■ What you have to do
Make an exact copy of the data below, leaving out every picture.

■ Information shown
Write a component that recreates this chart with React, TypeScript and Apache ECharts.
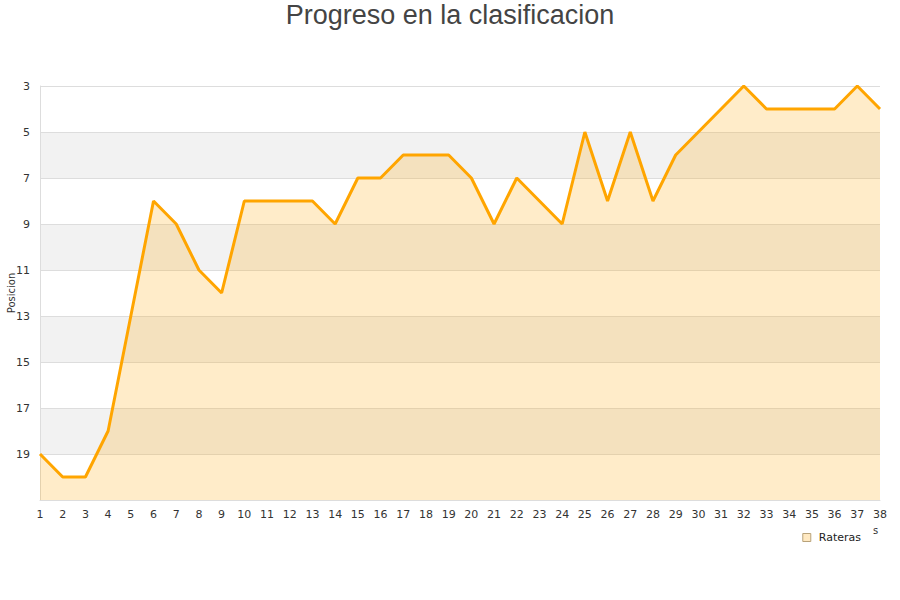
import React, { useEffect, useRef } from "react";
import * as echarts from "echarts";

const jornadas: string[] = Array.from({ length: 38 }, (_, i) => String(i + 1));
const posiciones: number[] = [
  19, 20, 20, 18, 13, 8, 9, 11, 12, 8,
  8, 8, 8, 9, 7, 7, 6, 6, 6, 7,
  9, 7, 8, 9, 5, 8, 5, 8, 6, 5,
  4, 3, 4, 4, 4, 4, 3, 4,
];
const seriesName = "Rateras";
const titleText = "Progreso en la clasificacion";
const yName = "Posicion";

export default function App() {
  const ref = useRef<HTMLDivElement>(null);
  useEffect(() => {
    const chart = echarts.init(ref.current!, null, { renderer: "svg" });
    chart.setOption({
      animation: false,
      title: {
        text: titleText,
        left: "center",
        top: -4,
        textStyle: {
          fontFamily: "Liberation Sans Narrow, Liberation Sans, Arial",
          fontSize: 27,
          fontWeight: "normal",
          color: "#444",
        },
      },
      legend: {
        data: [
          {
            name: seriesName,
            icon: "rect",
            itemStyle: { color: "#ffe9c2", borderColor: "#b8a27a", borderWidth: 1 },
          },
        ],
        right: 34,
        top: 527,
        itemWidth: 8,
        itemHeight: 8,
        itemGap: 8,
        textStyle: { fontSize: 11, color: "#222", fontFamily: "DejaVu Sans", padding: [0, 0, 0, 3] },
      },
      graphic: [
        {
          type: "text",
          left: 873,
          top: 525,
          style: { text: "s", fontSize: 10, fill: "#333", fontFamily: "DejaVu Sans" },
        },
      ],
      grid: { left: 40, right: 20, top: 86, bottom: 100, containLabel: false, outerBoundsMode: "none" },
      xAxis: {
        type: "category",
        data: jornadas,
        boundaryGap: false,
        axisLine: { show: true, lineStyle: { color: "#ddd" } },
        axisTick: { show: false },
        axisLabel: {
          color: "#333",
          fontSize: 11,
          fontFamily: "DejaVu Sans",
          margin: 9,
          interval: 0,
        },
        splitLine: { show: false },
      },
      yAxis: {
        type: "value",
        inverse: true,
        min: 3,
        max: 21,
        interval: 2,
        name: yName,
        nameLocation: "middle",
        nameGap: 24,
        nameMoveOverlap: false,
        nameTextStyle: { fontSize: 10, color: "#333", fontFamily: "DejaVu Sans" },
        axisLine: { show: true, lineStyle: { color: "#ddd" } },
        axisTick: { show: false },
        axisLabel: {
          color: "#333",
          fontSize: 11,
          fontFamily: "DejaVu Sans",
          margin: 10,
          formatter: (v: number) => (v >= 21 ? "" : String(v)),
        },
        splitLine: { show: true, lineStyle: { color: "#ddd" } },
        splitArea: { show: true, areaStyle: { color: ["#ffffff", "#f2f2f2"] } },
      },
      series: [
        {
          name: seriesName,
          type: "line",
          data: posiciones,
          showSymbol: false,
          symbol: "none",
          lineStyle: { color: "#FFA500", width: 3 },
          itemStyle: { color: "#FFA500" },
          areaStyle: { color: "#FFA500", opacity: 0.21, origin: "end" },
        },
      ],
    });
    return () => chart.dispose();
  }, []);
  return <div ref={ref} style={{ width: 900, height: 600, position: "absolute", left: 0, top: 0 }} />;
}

■ Answer for this exercise
Write a component that recreates this chart with React, TypeScript and Apache ECharts.
import React, { useEffect, useRef } from "react";
import * as echarts from "echarts";

const jornadas: string[] = Array.from({ length: 38 }, (_, i) => String(i + 1));
const posiciones: number[] = [
  19, 20, 20, 18, 13, 8, 9, 11, 12, 8,
  8, 8, 8, 9, 7, 7, 6, 6, 6, 7,
  9, 7, 8, 9, 5, 8, 5, 8, 6, 5,
  4, 3, 4, 4, 4, 4, 3, 4,
];
const seriesName = "Rateras";
const titleText = "Progreso en la clasificacion";
const yName = "Posicion";

export default function App() {
  const ref = useRef<HTMLDivElement>(null);
  useEffect(() => {
    const chart = echarts.init(ref.current!, null, { renderer: "svg" });
    chart.setOption({
      animation: false,
      title: {
        text: titleText,
        left: "center",
        top: -4,
        textStyle: {
          fontFamily: "Liberation Sans Narrow, Liberation Sans, Arial",
          fontSize: 27,
          fontWeight: "normal",
          color: "#444",
        },
      },
      legend: {
        data: [
          {
            name: seriesName,
            icon: "rect",
            itemStyle: { color: "#ffe9c2", borderColor: "#b8a27a", borderWidth: 1 },
          },
        ],
        right: 34,
        top: 527,
        itemWidth: 8,
        itemHeight: 8,
        itemGap: 8,
        textStyle: { fontSize: 11, color: "#222", fontFamily: "DejaVu Sans", padding: [0, 0, 0, 3] },
      },
      graphic: [
        {
          type: "text",
          left: 873,
          top: 525,
          style: { text: "s", fontSize: 10, fill: "#333", fontFamily: "DejaVu Sans" },
        },
      ],
      grid: { left: 40, right: 20, top: 86, bottom: 100, containLabel: false, outerBoundsMode: "none" },
      xAxis: {
        type: "category",
        data: jornadas,
        boundaryGap: false,
        axisLine: { show: true, lineStyle: { color: "#ddd" } },
        axisTick: { show: false },
        axisLabel: {
          color: "#333",
          fontSize: 11,
          fontFamily: "DejaVu Sans",
          margin: 9,
          interval: 0,
        },
        splitLine: { show: false },
      },
      yAxis: {
        type: "value",
        inverse: true,
        min: 3,
        max: 21,
        interval: 2,
        name: yName,
        nameLocation: "middle",
        nameGap: 24,
        nameMoveOverlap: false,
        nameTextStyle: { fontSize: 10, color: "#333", fontFamily: "DejaVu Sans" },
        axisLine: { show: true, lineStyle: { color: "#ddd" } },
        axisTick: { show: false },
        axisLabel: {
          color: "#333",
          fontSize: 11,
          fontFamily: "DejaVu Sans",
          margin: 10,
          formatter: (v: number) => (v >= 21 ? "" : String(v)),
        },
        splitLine: { show: true, lineStyle: { color: "#ddd" } },
        splitArea: { show: true, areaStyle: { color: ["#ffffff", "#f2f2f2"] } },
      },
      series: [
        {
          name: seriesName,
          type: "line",
          data: posiciones,
          showSymbol: false,
          symbol: "none",
          lineStyle: { color: "#FFA500", width: 3 },
          itemStyle: { color: "#FFA500" },
          areaStyle: { color: "#FFA500", opacity: 0.21, origin: "end" },
        },
      ],
    });
    return () => chart.dispose();
  }, []);
  return <div ref={ref} style={{ width: 900, height: 600, position: "absolute", left: 0, top: 0 }} />;
}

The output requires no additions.